Du point de vue du cycle du carbone, le bois qui n’est pas récupéré va se décomposer sur le site et continuer à larguer du carbone dans l’atmosphère. Déjà, le feu en lui-même a largué des quantités phénoménales de carbone, parfois encore plus que la consommation humaine de combustibles fossiles.

Possibilité forestière
La récupération d’un maximum de volume affecté permet de limiter l’impact sur la possibilité forestière. La récolte est mobilisée dans ces secteurs et les autres peuplements sont laissés intacts. Le Forestier en chef considère la récurrence des feux dans les calculs de possibilité forestière.  Ce sera le moment de vérifier si la réalité dépasse les estimations.  Combien de volumes sont récupérables et combien enregistre-t-on de perte de forêt en régénération? À la suite des calculs, c’est le MRNF qui détermine les attributions de bois par unité d’aménagement.

Dans le contexte déjà chaud de la tordeuse des bourgeons de l’épinette, de territoires protégés pour le caribou, d’aires protégées souhaitées qui n’ont pas été accordées, de valeur des bois changeante sur les marchés, de grands enjeux seront sans doute discutés dans les prochains mois.

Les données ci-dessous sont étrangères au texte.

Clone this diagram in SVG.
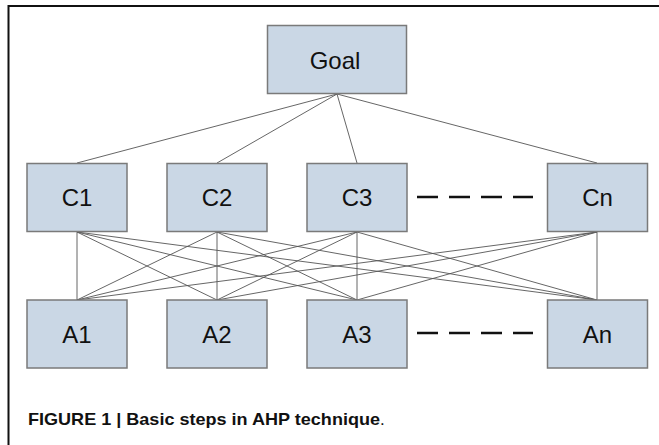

Avec les changements climatiques, les événements extrêmes risquent de se reproduire plus fréquemment. Comment nos forêts supporteront elles ce rythme? Lors du Carrefour Forêts, tenu à Québec en avril 2023, les forestiers ont pu prendre connaissance des hypothèses en ce sens.  Nous avons pu y rencontrer des chercheurs ayant vécu ce genre de catastrophe dans l’ouest du pays, et ces derniers ont une longueur d’avance dans leurs questionnements et raisonnements. On réalise maintenant que ça n’arrive pas qu’aux autres.